Sustainable Community: A Cohousing Book
by Justin Thomas, Virginia
on 06.11.05
A new book about cohousing and sustainable communities has been published by Graham Meltzer. It is based on a ten year study of cohousing — a popular new type of planned residential community that addresses environmental and social needs. The book contains many photographs and diagrams from twelve cohousing developments around the world — these are concrete examples of successful sustainable communities.
Cohousing is a new type of cooperative housing first developed 1970s in Denmark and the Netherlands.
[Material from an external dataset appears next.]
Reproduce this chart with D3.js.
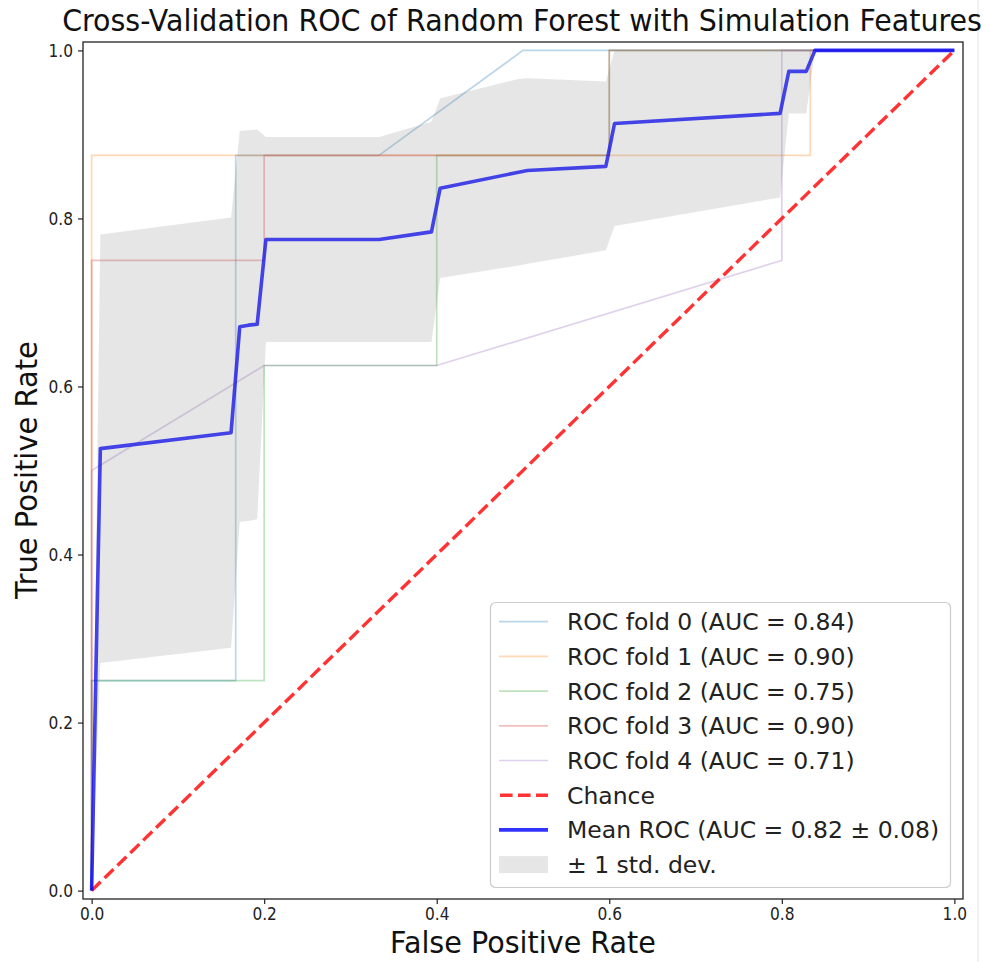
<!DOCTYPE html>
<html>
<head>
<meta charset="utf-8">
<script src="https://cdn.jsdelivr.net/npm/d3@7"></script>
<style>
  html, body { margin: 0; padding: 0; background: #fff; }
  svg text { font-family: "DejaVu Sans", sans-serif; }
</style>
</head>
<body>
<svg id="chart" width="990" height="962"></svg>
<script>
// ROC points of each CV fold [fpr, tpr]
const fold0 = [[0, 0], [0, 0.25], [0.167, 0.25], [0.167, 0.875], [0.333, 0.875], [0.5, 1], [1, 1]]
const fold1 = [[0, 0], [0, 0.875], [0.833, 0.875], [0.833, 1], [1, 1]]
const fold2 = [[0, 0], [0, 0.25], [0.2, 0.25], [0.2, 0.625], [0.4, 0.625], [0.4, 0.875], [0.6, 0.875], [0.6, 1], [1, 1]]
const fold3 = [[0, 0], [0, 0.75], [0.2, 0.75], [0.2, 0.875], [0.6, 0.875], [0.6, 1], [1, 1]]
const fold4 = [[0, 0], [0, 0.5], [0.2, 0.625], [0.4, 0.625], [0.8, 0.75], [0.8, 1], [1, 1]]
const foldLabels = ['ROC fold 0 (AUC = 0.84)', 'ROC fold 1 (AUC = 0.90)', 'ROC fold 2 (AUC = 0.75)', 'ROC fold 3 (AUC = 0.90)', 'ROC fold 4 (AUC = 0.71)']

// mean ROC and the +-1 std band
const meanFpr = [0, 0.0101, 0.1616, 0.1717, 0.1818, 0.1919, 0.2020, 0.3333, 0.3939, 0.4040, 0.4949, 0.5051, 0.5960, 0.6061, 0.7980, 0.8081, 0.8283, 0.8384, 1]
const meanTpr = [0, 0.526, 0.545, 0.671, 0.673, 0.674, 0.775, 0.775, 0.784, 0.836, 0.855, 0.857, 0.862, 0.913, 0.925, 0.975, 0.975, 1, 1]
const upperTpr = [0, 0.781, 0.801, 0.904, 0.905, 0.906, 0.897, 0.897, 0.915, 0.943, 0.966, 0.967, 0.963, 1, 1, 1, 1, 1, 1]
const lowerTpr = [0, 0.271, 0.289, 0.439, 0.440, 0.442, 0.653, 0.653, 0.653, 0.729, 0.744, 0.746, 0.762, 0.791, 0.825, 0.925, 0.925, 1, 1]

const chance = [[0, 0], [1, 1]]
const ticks = [0, 0.2, 0.4, 0.6, 0.8, 1.0]

const folds = [fold0, fold1, fold2, fold3, fold4]
const foldColors = ['#1f77b4', '#ff7f0e', '#2ca02c', '#d62728', '#9467bd']

const svg = d3.select('#chart')
const x = d3.scaleLinear().domain([-0.01, 1.01]).range([83, 963])
const y = d3.scaleLinear().domain([-0.01, 1.01]).range([899, 42])

// the reference font is narrow: squeeze a text to a given width with a scale
function narrowText(parent, str, cx, cy, size, width, rotate) {
  const g = parent.append('g')
  const t = g.append('text').attr('text-anchor', 'middle')
    .style('font-size', size + 'px').attr('fill', '#111').text(str)
  const k = width / t.node().getComputedTextLength()
  g.attr('transform', `translate(${cx},${cy})` + (rotate ? ' rotate(-90)' : '') + ` scale(${k},1)`)
  return g
}

// viewer edge line at the right
svg.append('line').attr('x1', 978).attr('x2', 978).attr('y1', 0).attr('y2', 962)
  .attr('stroke', '#e4e4e4').attr('stroke-width', 1)

const line = d3.line().x(d => x(d[0])).y(d => y(d[1]))

const plot = svg.append('g')
plot.append('defs').append('clipPath').attr('id', 'clip')
  .append('rect').attr('x', 83).attr('y', 42).attr('width', 880).attr('height', 857)
const inner = plot.append('g').attr('clip-path', 'url(#clip)')

folds.forEach((f, i) => {
  inner.append('path').datum(f)
    .attr('fill', 'none').attr('stroke', foldColors[i]).attr('stroke-opacity', 0.3)
    .attr('stroke-width', 1.7).attr('d', line)
})

inner.append('path').datum(chance)
  .attr('fill', 'none').attr('stroke', '#ff0000').attr('stroke-opacity', 0.8)
  .attr('stroke-width', 3.4).attr('stroke-dasharray', '12.6,5.4').attr('d', line)

const meanPts = meanFpr.map((v, i) => [v, meanTpr[i]])
inner.append('path').datum(meanPts)
  .attr('fill', 'none').attr('stroke', '#0000ff').attr('stroke-opacity', 0.8)
  .attr('stroke-width', 3.6).attr('stroke-linejoin', 'round').attr('d', line)

const area = d3.area().x((d, i) => x(meanFpr[i])).y0((d, i) => y(lowerTpr[i])).y1((d, i) => y(upperTpr[i]))
inner.append('path').datum(meanFpr)
  .attr('fill', '#808080').attr('fill-opacity', 0.2).attr('d', area)

// axes
const xAxis = d3.axisBottom(x).tickValues(ticks).tickFormat(d3.format('.1f')).tickSize(5).tickSizeOuter(0)
const yAxis = d3.axisLeft(y).tickValues(ticks).tickFormat(d3.format('.1f')).tickSize(5).tickSizeOuter(0)
const gx = svg.append('g').attr('transform', 'translate(0,899)').call(xAxis)
const gy = svg.append('g').attr('transform', 'translate(83,0)').call(yAxis)
;[gx, gy].forEach(g => {
  g.select('.domain').remove()
  g.selectAll('.tick line').attr('stroke', '#222').attr('stroke-width', 1.2)
  g.selectAll('.tick text').attr('fill', '#222').style('font-size', '17px')
    .attr('textLength', 24.5).attr('lengthAdjust', 'spacingAndGlyphs')
})
gx.selectAll('.tick text').attr('y', 9).attr('dy', '0.71em')
gy.selectAll('.tick text').attr('x', -10).attr('dy', '0.36em')

// frame
svg.append('rect').attr('x', 83).attr('y', 42).attr('width', 880).attr('height', 857)
  .attr('fill', 'none').attr('stroke', '#222').attr('stroke-width', 1.3)

// labels
narrowText(svg, 'Cross-Validation ROC of Random Forest with Simulation Features', 522, 31, 29.5, 920, false)
narrowText(svg, 'False Positive Rate', 523, 953, 29.5, 266, false)
narrowText(svg, 'True Positive Rate', 37, 470, 29.5, 258, true)

// legend
const lg = svg.append('g')
lg.append('rect').attr('x', 490.5).attr('y', 602.5).attr('width', 460).attr('height', 285).attr('rx', 5)
  .attr('fill', '#fff').attr('fill-opacity', 0.8).attr('stroke', '#cccccc').attr('stroke-width', 1.2)
const legendItems = foldLabels.map((t, i) => ({ text: t, kind: 'fold', color: foldColors[i] }))
  .concat([
    { text: 'Chance', kind: 'chance' },
    { text: 'Mean ROC (AUC = 0.82 \u00b1 0.08)', kind: 'mean' },
    { text: '\u00b1 1 std. dev.', kind: 'band' }
  ])
legendItems.forEach((d, i) => {
  const cy = 621.7 + i * 34.7
  if (d.kind === 'fold') {
    lg.append('line').attr('x1', 499).attr('x2', 548).attr('y1', cy).attr('y2', cy)
      .attr('stroke', d.color).attr('stroke-opacity', 0.3).attr('stroke-width', 1.7)
  } else if (d.kind === 'chance') {
    lg.append('line').attr('x1', 500).attr('x2', 548).attr('y1', cy).attr('y2', cy)
      .attr('stroke', '#ff0000').attr('stroke-opacity', 0.8).attr('stroke-width', 3.4).attr('stroke-dasharray', '12.6,5.4')
  } else if (d.kind === 'mean') {
    lg.append('line').attr('x1', 499).attr('x2', 548).attr('y1', cy).attr('y2', cy)
      .attr('stroke', '#0000ff').attr('stroke-opacity', 0.8).attr('stroke-width', 3.6)
  } else {
    lg.append('rect').attr('x', 499).attr('y', cy - 8.5).attr('width', 49).attr('height', 17)
      .attr('fill', '#808080').attr('fill-opacity', 0.2)
  }
  lg.append('text').attr('x', 567).attr('y', cy).attr('dy', '0.36em')
    .style('font-size', '23.5px').attr('fill', '#222').text(d.text)
})
</script>
</body>
</html>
It spread rapidly to other Northern European countries in the 1990s has taken root in the United States, Canada, Australia and New Zealand. Cohousing integrates autonomous private dwellings with shared utilities and recreational facilities such as kitchens, dining halls, workshops and children's play facilities. Cohousing residents comprise an intentional community. They choose to live together and to share property and resources. They develop a rich social life that includes regular shared meals.
Meltzer argues that although many of its underlying principles are derived from social experimentation of the 60s and 70s, cohousing is not a marginal or fringe phenomenon. Most cohousing residents are regular middle-class folk with fairly conventional lifestyles. Therefore, cohousing has the potential to include, engage or 'touch' enough people to make a quantum difference to our long-term sustainability.